The democratic opposition took part in elections in three blocks: the Civic Coalition of the liberal “Modern” party, the liberal conservative Civic Platform and the Greens won 27.40% of the vote (134 seats in parliament), the Democratic Left Alliance – with members of the “Spring” and the “Together” party on its electoral lists – 12.56% (49 MPs), and Polish People’s Party – 8.55% (30 MPs).

At the same time, to the upper house of the Polish parliament, the Senate, where the First-past-the-post electoral law applies, the democratic opposition obtained fewer votes (7,406,241) and more seats (52/100) than PiS (48/100 senators – 8,110,119 votes).

The largest opposition party has lost support in the last 4 years. The politicians responsible for the failure of the Civic Platform (EPP) of 2015 were not removed from their party functions. Due to the weakness of the largest opposition party in the last term of the Sejm, the Left and the Polish People’s Party were strengthened. Both smaller opposition parties have elected new leaders who successfully mobilised voters in high turnout conditions.

During the parliamentary election in 2015, PiS-leader Jarosław Kaczyński’s high rates of unpopularity forced stay in the shadow and introduce new leaders, remaining in a position of power from the back seat. The leader of the largest opposition party, Grzegorz Schetyna – who is also definitely not the leader of the polls – tried to repeat the same move by proposing the candidacy of Małgorzata Kidawa-Błońska as Prime Minister. However, the short election campaign prevented the successful promotion of the new opposition leader.

The Civic Platform did not present any coherent vision of Poland. Research indicates that while PiS voters vote for this party because they believe their fate will improve and Left voters because they agree with leftist values, Civic Platform voters vote for this party mainly because of their hatred for PiS. At the same time, most voters cannot determine whether the Civic Platform is a left-wing or a right-wing party.

Meanwhile, PiS, by using social transfers, strengthened its support in the poorest parts of the country. Since PiS took power in 2015, the GINI coefficient of (in)equality in Poland has been decreasing. This may be due to, among others, granting a universal social benefit for the second and subsequent children of PLN 500 (€ 169) regardless of income.

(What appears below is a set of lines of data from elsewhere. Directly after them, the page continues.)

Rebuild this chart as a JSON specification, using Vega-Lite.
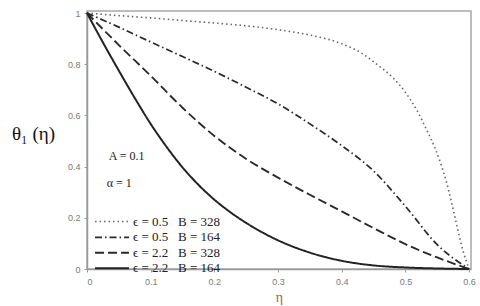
{
  "$schema": "https://vega.github.io/schema/vega-lite/v6.json",
  "width": 384,
  "height": 258,
  "autosize": {"type": "none"},
  "padding": {"left": 87, "top": 11, "right": 9, "bottom": 37},
  "background": "white",
  "config": {
    "view": {"stroke": "#a8a8a8", "strokeWidth": 1.5},
    "axis": {"grid": false, "labelColor": "#7a7a7a", "labelFont": "Liberation Sans", "labelFontSize": 9, "domainColor": "#9a9a9a", "domainWidth": 1.5, "tickColor": "#9a9a9a", "tickSize": 3, "format": ".1~f"}
  },
  "datasets": {
    "curves": [
      {"eta": 0, "theta": 1, "c": "d1"}, {"eta": 0.05, "theta": 0.99, "c": "d1"}, {"eta": 0.1, "theta": 0.981, "c": "d1"}, {"eta": 0.15, "theta": 0.971, "c": "d1"}, {"eta": 0.2, "theta": 0.961, "c": "d1"}, {"eta": 0.25, "theta": 0.95, "c": "d1"}, {"eta": 0.3, "theta": 0.935, "c": "d1"}, {"eta": 0.35, "theta": 0.914, "c": "d1"}, {"eta": 0.4, "theta": 0.88, "c": "d1"}, {"eta": 0.43, "theta": 0.845, "c": "d1"}, {"eta": 0.455, "theta": 0.8, "c": "d1"}, {"eta": 0.48, "theta": 0.748, "c": "d1"}, {"eta": 0.5, "theta": 0.69, "c": "d1"}, {"eta": 0.518, "theta": 0.62, "c": "d1"}, {"eta": 0.534, "theta": 0.54, "c": "d1"}, {"eta": 0.546, "theta": 0.475, "c": "d1"}, {"eta": 0.565, "theta": 0.335, "c": "d1"}, {"eta": 0.578, "theta": 0.2, "c": "d1"}, {"eta": 0.59, "theta": 0.075, "c": "d1"}, {"eta": 0.6, "theta": 0, "c": "d1"},
      {"eta": 0, "theta": 1, "c": "d2"}, {"eta": 0.05, "theta": 0.945, "c": "d2"}, {"eta": 0.1, "theta": 0.887, "c": "d2"}, {"eta": 0.15, "theta": 0.83, "c": "d2"}, {"eta": 0.2, "theta": 0.772, "c": "d2"}, {"eta": 0.25, "theta": 0.71, "c": "d2"}, {"eta": 0.3, "theta": 0.645, "c": "d2"}, {"eta": 0.35, "theta": 0.567, "c": "d2"}, {"eta": 0.4, "theta": 0.482, "c": "d2"}, {"eta": 0.45, "theta": 0.383, "c": "d2"}, {"eta": 0.5, "theta": 0.245, "c": "d2"}, {"eta": 0.55, "theta": 0.095, "c": "d2"}, {"eta": 0.6, "theta": 0, "c": "d2"},
      {"eta": 0, "theta": 1, "c": "d3"}, {"eta": 0.05, "theta": 0.875, "c": "d3"}, {"eta": 0.1, "theta": 0.755, "c": "d3"}, {"eta": 0.15, "theta": 0.63, "c": "d3"}, {"eta": 0.2, "theta": 0.52, "c": "d3"}, {"eta": 0.25, "theta": 0.43, "c": "d3"}, {"eta": 0.3, "theta": 0.357, "c": "d3"}, {"eta": 0.35, "theta": 0.29, "c": "d3"}, {"eta": 0.4, "theta": 0.225, "c": "d3"}, {"eta": 0.45, "theta": 0.16, "c": "d3"}, {"eta": 0.5, "theta": 0.097, "c": "d3"}, {"eta": 0.55, "theta": 0.045, "c": "d3"}, {"eta": 0.6, "theta": 0, "c": "d3"},
      {"eta": 0, "theta": 1, "c": "d4"}, {"eta": 0.025, "theta": 0.885, "c": "d4"}, {"eta": 0.05, "theta": 0.775, "c": "d4"}, {"eta": 0.075, "theta": 0.668, "c": "d4"}, {"eta": 0.1, "theta": 0.567, "c": "d4"}, {"eta": 0.125, "theta": 0.477, "c": "d4"}, {"eta": 0.15, "theta": 0.397, "c": "d4"}, {"eta": 0.175, "theta": 0.329, "c": "d4"}, {"eta": 0.2, "theta": 0.271, "c": "d4"}, {"eta": 0.225, "theta": 0.222, "c": "d4"}, {"eta": 0.25, "theta": 0.18, "c": "d4"}, {"eta": 0.3, "theta": 0.112, "c": "d4"}, {"eta": 0.35, "theta": 0.064, "c": "d4"}, {"eta": 0.4, "theta": 0.032, "c": "d4"}, {"eta": 0.45, "theta": 0.014, "c": "d4"}, {"eta": 0.5, "theta": 0.006, "c": "d4"}, {"eta": 0.55, "theta": 0.002, "c": "d4"}, {"eta": 0.6, "theta": 0, "c": "d4"}
    ],
    "notes": [
      {"eta": 0.034, "theta": 0.441, "txt": "A = 0.1"},
      {"eta": 0.031, "theta": 0.336, "txt": "α = 1"}
    ]
  },
  "layer": [
    {
      "data": {"name": "curves"},
      "mark": {"type": "line", "interpolate": "monotone"},
      "encoding": {
        "x": {"field": "eta", "type": "quantitative", "scale": {"domain": [0, 0.603], "nice": false, "zero": false},
          "axis": {"values": [0, 0.05, 0.1, 0.15, 0.2, 0.25, 0.3, 0.35, 0.4, 0.45, 0.5, 0.55, 0.6], "labelExpr": "abs(datum.value*10 - round(datum.value*10)) < 0.001 ? datum.label : ''", "labelPadding": 5, "title": "η", "titleColor": "#9a6a4a", "titleFont": "Liberation Serif", "titleFontSize": 14, "titleFontWeight": "normal", "titlePadding": 4}},
        "y": {"field": "theta", "type": "quantitative", "scale": {"domain": [0, 1.008], "nice": false},
          "axis": {"values": [0, 0.1, 0.2, 0.3, 0.4, 0.5, 0.6, 0.7, 0.8, 0.9, 1], "labelExpr": "round(datum.value*10) % 2 == 0 ? datum.label : ''", "labelPadding": 4, "title": "θ₁ (η)", "titleAngle": 0, "titleX": -54, "titleY": 122, "titleAlign": "center", "titleBaseline": "middle", "titleFont": "Liberation Serif", "titleFontSize": 19, "titleFontWeight": "normal", "titleColor": "#111"}},
        "detail": {"field": "c"},
        "strokeDash": {"field": "c", "type": "nominal", "scale": {"domain": ["d1", "d2", "d3", "d4"], "range": [[1.5, 3], [7, 3, 1.5, 3], [9, 4], [1, 0]]},
          "legend": {"orient": "none", "legendX": 17, "legendY": 203, "title": null, "symbolType": "M-2.55,0H2.55", "symbolSize": 177, "symbolStrokeWidth": 2, "labelFont": "Liberation Serif", "labelFontSize": 13, "labelColor": "#222", "labelOffset": 13, "rowPadding": 0.4, "labelLimit": 200,
            "labelExpr": "datum.value == 'd1' ? 'ϵ = 0.5\u00a0\u00a0\u00a0B = 328' : datum.value == 'd2' ? 'ϵ = 0.5\u00a0\u00a0\u00a0B = 164' : datum.value == 'd3' ? 'ϵ = 2.2\u00a0\u00a0\u00a0B = 328' : 'ϵ = 2.2\u00a0\u00a0\u00a0B = 164'"}},
        "color": {"field": "c", "type": "nominal", "scale": {"domain": ["d1", "d2", "d3", "d4"], "range": ["#666666", "#2a2a2a", "#2a2a2a", "#222222"]}},
        "strokeWidth": {"field": "c", "type": "nominal", "scale": {"domain": ["d1", "d2", "d3", "d4"], "range": [1.6, 2, 2, 1.8]}}
      }
    },
    {
      "data": {"name": "notes"},
      "mark": {"type": "text", "align": "left", "baseline": "middle", "font": "Liberation Serif", "fontSize": 12, "color": "#222"},
      "encoding": {
        "x": {"field": "eta", "type": "quantitative"},
        "y": {"field": "theta", "type": "quantitative"},
        "text": {"field": "txt"}
      }
    }
  ]
}
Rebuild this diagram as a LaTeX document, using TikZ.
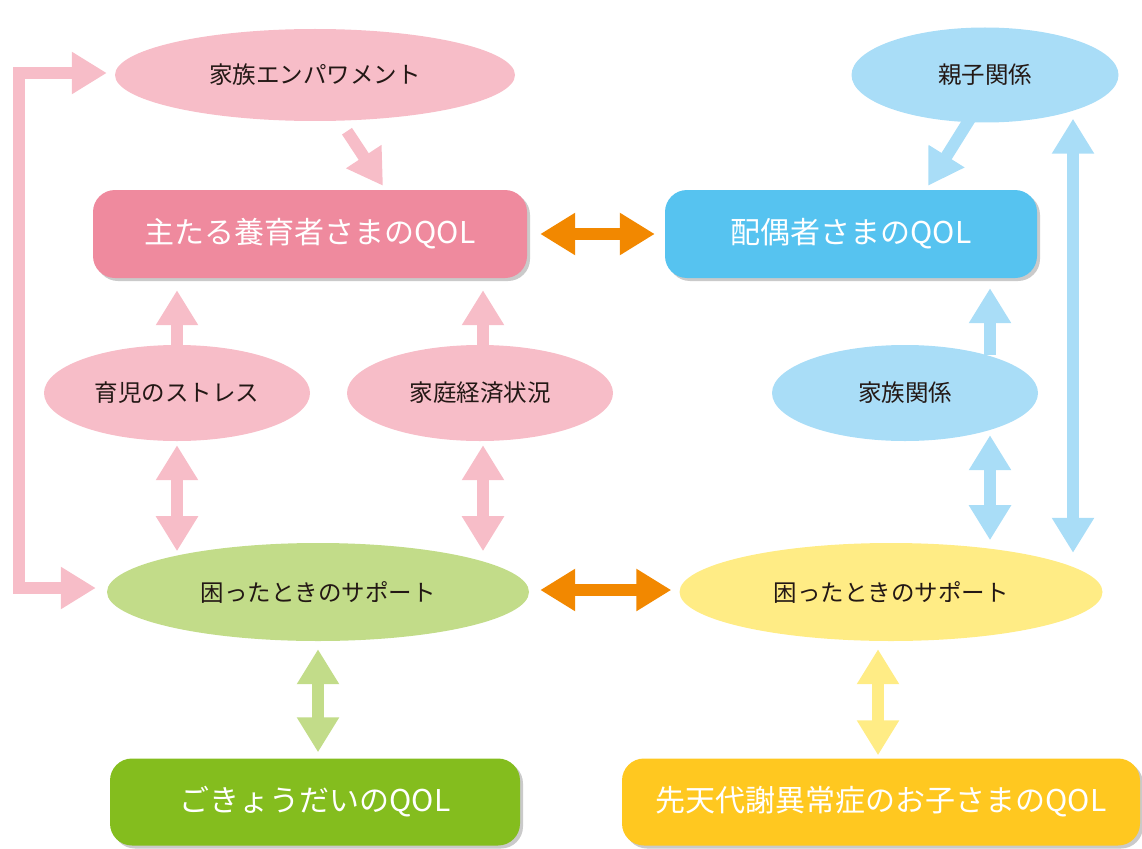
\documentclass[tikz,border=0pt]{standalone}
\usepackage{fontspec}
\newfontfamily\cjk{Noto Sans CJK JP}
\usetikzlibrary{arrows.meta,shapes.geometric,shadows,calc}
\definecolor{pinkL}{HTML}{F7BDC8}
\definecolor{pinkD}{HTML}{EF8A9E}
\definecolor{blueL}{HTML}{A9DDF7}
\definecolor{blueD}{HTML}{56C3F0}
\definecolor{greenL}{HTML}{C2DC89}
\definecolor{greenD}{HTML}{84BD1E}
\definecolor{yellowL}{HTML}{FFEC85}
\definecolor{yellowD}{HTML}{FFC820}
\definecolor{orangeC}{HTML}{F28800}
\definecolor{txt}{HTML}{231815}
\begin{document}
\begin{tikzpicture}[x=1pt,y=-1pt,
  ell/.style={ellipse, inner sep=0pt, text=txt, font=\cjk\fontsize{23.5}{28}\selectfont},
  box/.style={rectangle, rounded corners=22pt, inner sep=0pt, text=white,
    font=\cjk\fontsize{30}{36}\selectfont,
    drop shadow={shadow xshift=3pt, shadow yshift=-3pt, opacity=0.35, fill=black!60}},
  one/.style={line width=12pt, -{Triangle[width=40pt,length=35pt]}},
  two/.style={line width=12pt, {Triangle[width=40pt,length=35pt]}-{Triangle[width=40pt,length=35pt]}},
]
\useasboundingbox (0,0) rectangle (1142,848);

% nodes
\node[ell, fill=pinkL, minimum width=400pt, minimum height=92pt] (emp) at (315,75) {家族エンパワメント};
\node[ell, fill=blueL, minimum width=267pt, minimum height=95pt] (oya) at (985,75) {親子関係};
\node[box, fill=pinkD, minimum width=434pt, minimum height=88pt] (prim) at (310,234) {主たる養育者さまのQOL};
\node[box, fill=blueD, minimum width=372pt, minimum height=88pt] (sp) at (851,234) {配偶者さまのQOL};
\node[ell, fill=pinkL, minimum width=266pt, minimum height=96pt] (str) at (177,393) {育児のストレス};
\node[ell, fill=pinkL, minimum width=266pt, minimum height=96pt] (eco) at (480,393) {家庭経済状況};
\node[ell, fill=blueL, minimum width=266pt, minimum height=96pt] (fam) at (905,393) {家族関係};
\node[ell, fill=greenL, minimum width=422pt, minimum height=98pt] (gs) at (318,592) {困ったときのサポート};
\node[ell, fill=yellowL, minimum width=423pt, minimum height=98pt] (ys) at (891,592) {困ったときのサポート};
\node[box, fill=greenD, minimum width=410pt, minimum height=87pt] (sib) at (315,802) {ごきょうだいのQOL};
\node[box, fill=yellowD, minimum width=518pt, minimum height=87pt] (child) at (881,802) {先天代謝異常症のお子さまのQOL};

% connectors
\draw[one, pinkL] ($(emp.south)+(32,10)$) -- ($(prim.north)+(73,-4)$);
\draw[one, blueL] ($(oya.south)+(-15,-4)$) -- ($(sp.north)+(77,-4)$);
\draw[two, orangeC] ($(prim.east)+(13,0)$) -- ($(sp.west)+(-10,0)$);
\draw[two, orangeC] ($(gs.east)+(11,-2)$) -- ($(ys.west)+(-8,-2)$);
\draw[two, pinkL, line join=miter] ($(emp.west)+(-8,-2)$) -- ++(-88,0) |- ($(gs.west)+(-11,-4)$);
\draw[one, pinkL] (str.north) -- ($(str.north |- prim.south)+(0,12)$);
\draw[one, pinkL] ($(eco.north)+(3,2)$) -- ($(eco.north |- prim.south)+(3,12)$);
\draw[two, pinkL] ($(str.south)+(0,4)$) -- ++(0,106);
\draw[two, pinkL] ($(eco.south)+(3,4)$) -- ++(0,106);
\draw[one, blueL] ($(fam.north)+(85,10)$) -- ($(sp.south)+(139,10)$);
\draw[two, blueL] ($(fam.south)+(85,-6)$) -- ++(0,105);
\draw[two, blueL] ($(oya.south)+(88,-4)$) -- ($(ys.north)+(182,10)$);
\draw[two, greenL] ($(gs.south)+(0,8)$) -- ($(sib.north)+(3,-6)$);
\draw[two, yellowL] ($(ys.south)+(-13,8)$) -- ($(child.north)+(-3,-3)$);
\end{tikzpicture}
\end{document}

Furthermore, PiS gained significant support among the pensioners: the party represents conservative moral views and they introduced the thirteenth month of pension. in 2019, almost a quarter of a million people receive a pension lower than the official “minimum”, which stands at PLN 934 PLN (€220).

Benefits are financed at the expense of, for example, the health care system. Increasingly, people pay their health expenses with the money they receive as social benefits which contributes to privatising the health care system. The policy of financing social benefits while in return underfunding of public services equals to the privatising the state.
From this point of view, the return of the left to the Polish parliament is a great threat to Law and Justice. Kaczyński’s party, still maintaining hegemony on the conservative right, will have a competitor in the field of social policy, whose postulates and attractiveness of program will be more difficult to counteract than in the case of the Civic Platform.